[start of RECORDS FOR THE EXERCISE]

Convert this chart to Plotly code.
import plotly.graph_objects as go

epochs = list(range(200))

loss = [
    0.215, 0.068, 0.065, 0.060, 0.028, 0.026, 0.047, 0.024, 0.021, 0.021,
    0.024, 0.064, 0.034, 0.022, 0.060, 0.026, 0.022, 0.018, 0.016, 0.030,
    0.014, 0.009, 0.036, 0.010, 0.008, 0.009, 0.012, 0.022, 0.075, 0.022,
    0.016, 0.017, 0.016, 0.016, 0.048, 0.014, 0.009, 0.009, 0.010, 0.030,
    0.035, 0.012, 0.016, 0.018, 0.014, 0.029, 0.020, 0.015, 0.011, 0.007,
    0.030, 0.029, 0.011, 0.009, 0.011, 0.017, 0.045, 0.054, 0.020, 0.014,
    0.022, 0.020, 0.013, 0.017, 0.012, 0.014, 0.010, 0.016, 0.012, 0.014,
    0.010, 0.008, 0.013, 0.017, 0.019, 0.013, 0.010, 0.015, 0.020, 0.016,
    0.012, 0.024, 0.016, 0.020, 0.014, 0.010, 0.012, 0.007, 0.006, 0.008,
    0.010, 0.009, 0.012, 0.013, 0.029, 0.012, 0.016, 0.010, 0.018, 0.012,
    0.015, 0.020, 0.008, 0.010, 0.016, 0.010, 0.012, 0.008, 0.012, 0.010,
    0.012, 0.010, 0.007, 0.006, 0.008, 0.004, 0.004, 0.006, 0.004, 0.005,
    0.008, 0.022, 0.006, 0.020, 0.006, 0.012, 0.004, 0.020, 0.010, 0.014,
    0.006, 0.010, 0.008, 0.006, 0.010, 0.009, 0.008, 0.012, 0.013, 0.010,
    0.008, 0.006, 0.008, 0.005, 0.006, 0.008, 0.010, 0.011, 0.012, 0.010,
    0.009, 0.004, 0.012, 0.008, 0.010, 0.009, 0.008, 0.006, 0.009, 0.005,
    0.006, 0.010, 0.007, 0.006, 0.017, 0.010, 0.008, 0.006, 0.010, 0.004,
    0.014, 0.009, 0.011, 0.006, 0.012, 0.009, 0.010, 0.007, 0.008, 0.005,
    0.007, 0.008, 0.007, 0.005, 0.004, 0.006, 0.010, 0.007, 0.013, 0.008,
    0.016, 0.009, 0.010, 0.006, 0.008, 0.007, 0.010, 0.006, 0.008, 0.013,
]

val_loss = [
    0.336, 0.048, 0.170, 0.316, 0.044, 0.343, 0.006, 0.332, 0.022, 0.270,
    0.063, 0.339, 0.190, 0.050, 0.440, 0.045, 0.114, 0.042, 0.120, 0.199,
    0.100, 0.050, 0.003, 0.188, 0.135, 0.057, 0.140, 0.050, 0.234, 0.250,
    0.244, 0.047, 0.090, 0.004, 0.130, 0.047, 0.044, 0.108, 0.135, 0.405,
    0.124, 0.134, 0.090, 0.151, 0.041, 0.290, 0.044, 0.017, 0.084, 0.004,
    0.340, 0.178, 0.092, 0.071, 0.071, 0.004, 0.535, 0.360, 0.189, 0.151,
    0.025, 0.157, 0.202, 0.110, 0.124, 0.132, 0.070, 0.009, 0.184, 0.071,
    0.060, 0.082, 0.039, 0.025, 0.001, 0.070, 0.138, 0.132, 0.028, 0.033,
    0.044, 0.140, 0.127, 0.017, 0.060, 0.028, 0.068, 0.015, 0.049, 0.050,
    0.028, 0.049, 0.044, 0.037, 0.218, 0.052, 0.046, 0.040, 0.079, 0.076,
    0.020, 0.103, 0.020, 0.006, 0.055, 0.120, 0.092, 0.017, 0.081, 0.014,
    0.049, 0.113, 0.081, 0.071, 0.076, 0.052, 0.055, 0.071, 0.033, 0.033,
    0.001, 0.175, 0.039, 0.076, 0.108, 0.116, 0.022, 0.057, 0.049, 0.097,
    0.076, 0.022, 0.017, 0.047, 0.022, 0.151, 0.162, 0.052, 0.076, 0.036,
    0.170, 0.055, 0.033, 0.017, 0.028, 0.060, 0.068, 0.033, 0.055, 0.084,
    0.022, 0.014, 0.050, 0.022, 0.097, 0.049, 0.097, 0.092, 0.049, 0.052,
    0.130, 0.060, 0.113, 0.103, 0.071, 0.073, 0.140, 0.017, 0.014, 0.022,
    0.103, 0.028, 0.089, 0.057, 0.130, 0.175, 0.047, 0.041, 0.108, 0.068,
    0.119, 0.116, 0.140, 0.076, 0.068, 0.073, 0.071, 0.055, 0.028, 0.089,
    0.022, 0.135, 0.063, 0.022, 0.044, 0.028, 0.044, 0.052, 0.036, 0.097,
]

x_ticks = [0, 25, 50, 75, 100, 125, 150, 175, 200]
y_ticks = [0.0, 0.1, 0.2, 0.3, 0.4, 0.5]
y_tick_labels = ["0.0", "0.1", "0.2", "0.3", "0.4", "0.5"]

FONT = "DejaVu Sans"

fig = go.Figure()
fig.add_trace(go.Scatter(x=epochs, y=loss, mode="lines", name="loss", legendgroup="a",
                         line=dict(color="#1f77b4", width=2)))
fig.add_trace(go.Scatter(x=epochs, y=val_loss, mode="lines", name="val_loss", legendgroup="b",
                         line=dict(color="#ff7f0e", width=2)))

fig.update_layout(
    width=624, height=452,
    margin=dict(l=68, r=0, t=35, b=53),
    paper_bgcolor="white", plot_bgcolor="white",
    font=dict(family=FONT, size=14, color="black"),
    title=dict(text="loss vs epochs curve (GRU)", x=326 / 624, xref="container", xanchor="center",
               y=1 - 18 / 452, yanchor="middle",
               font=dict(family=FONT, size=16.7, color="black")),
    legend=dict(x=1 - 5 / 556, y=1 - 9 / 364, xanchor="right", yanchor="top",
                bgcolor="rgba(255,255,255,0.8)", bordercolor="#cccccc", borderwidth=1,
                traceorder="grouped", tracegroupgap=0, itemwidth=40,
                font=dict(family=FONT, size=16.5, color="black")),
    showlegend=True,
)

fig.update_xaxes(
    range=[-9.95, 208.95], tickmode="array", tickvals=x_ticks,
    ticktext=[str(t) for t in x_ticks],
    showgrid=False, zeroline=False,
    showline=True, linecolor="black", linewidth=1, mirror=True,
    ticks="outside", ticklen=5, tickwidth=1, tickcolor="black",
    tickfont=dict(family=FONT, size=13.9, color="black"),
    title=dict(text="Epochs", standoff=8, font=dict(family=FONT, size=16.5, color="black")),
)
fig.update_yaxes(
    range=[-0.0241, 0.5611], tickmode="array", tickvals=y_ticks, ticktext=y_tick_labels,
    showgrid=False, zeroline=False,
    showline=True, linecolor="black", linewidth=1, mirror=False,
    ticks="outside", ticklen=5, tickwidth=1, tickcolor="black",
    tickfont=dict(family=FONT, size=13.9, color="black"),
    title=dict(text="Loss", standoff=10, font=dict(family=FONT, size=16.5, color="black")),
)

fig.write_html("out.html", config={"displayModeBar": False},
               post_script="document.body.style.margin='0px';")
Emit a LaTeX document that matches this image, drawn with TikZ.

[end of RECORDS FOR THE EXERCISE]

Repeat the material in full, exactly as it stands.

Convert this chart to Plotly code.
import plotly.graph_objects as go

epochs = list(range(200))

loss = [
    0.215, 0.068, 0.065, 0.060, 0.028, 0.026, 0.047, 0.024, 0.021, 0.021,
    0.024, 0.064, 0.034, 0.022, 0.060, 0.026, 0.022, 0.018, 0.016, 0.030,
    0.014, 0.009, 0.036, 0.010, 0.008, 0.009, 0.012, 0.022, 0.075, 0.022,
    0.016, 0.017, 0.016, 0.016, 0.048, 0.014, 0.009, 0.009, 0.010, 0.030,
    0.035, 0.012, 0.016, 0.018, 0.014, 0.029, 0.020, 0.015, 0.011, 0.007,
    0.030, 0.029, 0.011, 0.009, 0.011, 0.017, 0.045, 0.054, 0.020, 0.014,
    0.022, 0.020, 0.013, 0.017, 0.012, 0.014, 0.010, 0.016, 0.012, 0.014,
    0.010, 0.008, 0.013, 0.017, 0.019, 0.013, 0.010, 0.015, 0.020, 0.016,
    0.012, 0.024, 0.016, 0.020, 0.014, 0.010, 0.012, 0.007, 0.006, 0.008,
    0.010, 0.009, 0.012, 0.013, 0.029, 0.012, 0.016, 0.010, 0.018, 0.012,
    0.015, 0.020, 0.008, 0.010, 0.016, 0.010, 0.012, 0.008, 0.012, 0.010,
    0.012, 0.010, 0.007, 0.006, 0.008, 0.004, 0.004, 0.006, 0.004, 0.005,
    0.008, 0.022, 0.006, 0.020, 0.006, 0.012, 0.004, 0.020, 0.010, 0.014,
    0.006, 0.010, 0.008, 0.006, 0.010, 0.009, 0.008, 0.012, 0.013, 0.010,
    0.008, 0.006, 0.008, 0.005, 0.006, 0.008, 0.010, 0.011, 0.012, 0.010,
    0.009, 0.004, 0.012, 0.008, 0.010, 0.009, 0.008, 0.006, 0.009, 0.005,
    0.006, 0.010, 0.007, 0.006, 0.017, 0.010, 0.008, 0.006, 0.010, 0.004,
    0.014, 0.009, 0.011, 0.006, 0.012, 0.009, 0.010, 0.007, 0.008, 0.005,
    0.007, 0.008, 0.007, 0.005, 0.004, 0.006, 0.010, 0.007, 0.013, 0.008,
    0.016, 0.009, 0.010, 0.006, 0.008, 0.007, 0.010, 0.006, 0.008, 0.013,
]

val_loss = [
    0.336, 0.048, 0.170, 0.316, 0.044, 0.343, 0.006, 0.332, 0.022, 0.270,
    0.063, 0.339, 0.190, 0.050, 0.440, 0.045, 0.114, 0.042, 0.120, 0.199,
    0.100, 0.050, 0.003, 0.188, 0.135, 0.057, 0.140, 0.050, 0.234, 0.250,
    0.244, 0.047, 0.090, 0.004, 0.130, 0.047, 0.044, 0.108, 0.135, 0.405,
    0.124, 0.134, 0.090, 0.151, 0.041, 0.290, 0.044, 0.017, 0.084, 0.004,
    0.340, 0.178, 0.092, 0.071, 0.071, 0.004, 0.535, 0.360, 0.189, 0.151,
    0.025, 0.157, 0.202, 0.110, 0.124, 0.132, 0.070, 0.009, 0.184, 0.071,
    0.060, 0.082, 0.039, 0.025, 0.001, 0.070, 0.138, 0.132, 0.028, 0.033,
    0.044, 0.140, 0.127, 0.017, 0.060, 0.028, 0.068, 0.015, 0.049, 0.050,
    0.028, 0.049, 0.044, 0.037, 0.218, 0.052, 0.046, 0.040, 0.079, 0.076,
    0.020, 0.103, 0.020, 0.006, 0.055, 0.120, 0.092, 0.017, 0.081, 0.014,
    0.049, 0.113, 0.081, 0.071, 0.076, 0.052, 0.055, 0.071, 0.033, 0.033,
    0.001, 0.175, 0.039, 0.076, 0.108, 0.116, 0.022, 0.057, 0.049, 0.097,
    0.076, 0.022, 0.017, 0.047, 0.022, 0.151, 0.162, 0.052, 0.076, 0.036,
    0.170, 0.055, 0.033, 0.017, 0.028, 0.060, 0.068, 0.033, 0.055, 0.084,
    0.022, 0.014, 0.050, 0.022, 0.097, 0.049, 0.097, 0.092, 0.049, 0.052,
    0.130, 0.060, 0.113, 0.103, 0.071, 0.073, 0.140, 0.017, 0.014, 0.022,
    0.103, 0.028, 0.089, 0.057, 0.130, 0.175, 0.047, 0.041, 0.108, 0.068,
    0.119, 0.116, 0.140, 0.076, 0.068, 0.073, 0.071, 0.055, 0.028, 0.089,
    0.022, 0.135, 0.063, 0.022, 0.044, 0.028, 0.044, 0.052, 0.036, 0.097,
]

x_ticks = [0, 25, 50, 75, 100, 125, 150, 175, 200]
y_ticks = [0.0, 0.1, 0.2, 0.3, 0.4, 0.5]
y_tick_labels = ["0.0", "0.1", "0.2", "0.3", "0.4", "0.5"]

FONT = "DejaVu Sans"

fig = go.Figure()
fig.add_trace(go.Scatter(x=epochs, y=loss, mode="lines", name="loss", legendgroup="a",
                         line=dict(color="#1f77b4", width=2)))
fig.add_trace(go.Scatter(x=epochs, y=val_loss, mode="lines", name="val_loss", legendgroup="b",
                         line=dict(color="#ff7f0e", width=2)))

fig.update_layout(
    width=624, height=452,
    margin=dict(l=68, r=0, t=35, b=53),
    paper_bgcolor="white", plot_bgcolor="white",
    font=dict(family=FONT, size=14, color="black"),
    title=dict(text="loss vs epochs curve (GRU)", x=326 / 624, xref="container", xanchor="center",
               y=1 - 18 / 452, yanchor="middle",
               font=dict(family=FONT, size=16.7, color="black")),
    legend=dict(x=1 - 5 / 556, y=1 - 9 / 364, xanchor="right", yanchor="top",
                bgcolor="rgba(255,255,255,0.8)", bordercolor="#cccccc", borderwidth=1,
                traceorder="grouped", tracegroupgap=0, itemwidth=40,
                font=dict(family=FONT, size=16.5, color="black")),
    showlegend=True,
)

fig.update_xaxes(
    range=[-9.95, 208.95], tickmode="array", tickvals=x_ticks,
    ticktext=[str(t) for t in x_ticks],
    showgrid=False, zeroline=False,
    showline=True, linecolor="black", linewidth=1, mirror=True,
    ticks="outside", ticklen=5, tickwidth=1, tickcolor="black",
    tickfont=dict(family=FONT, size=13.9, color="black"),
    title=dict(text="Epochs", standoff=8, font=dict(family=FONT, size=16.5, color="black")),
)
fig.update_yaxes(
    range=[-0.0241, 0.5611], tickmode="array", tickvals=y_ticks, ticktext=y_tick_labels,
    showgrid=False, zeroline=False,
    showline=True, linecolor="black", linewidth=1, mirror=False,
    ticks="outside", ticklen=5, tickwidth=1, tickcolor="black",
    tickfont=dict(family=FONT, size=13.9, color="black"),
    title=dict(text="Loss", standoff=10, font=dict(family=FONT, size=16.5, color="black")),
)

fig.write_html("out.html", config={"displayModeBar": False},
               post_script="document.body.style.margin='0px';")
Emit a LaTeX document that matches this image, drawn with TikZ.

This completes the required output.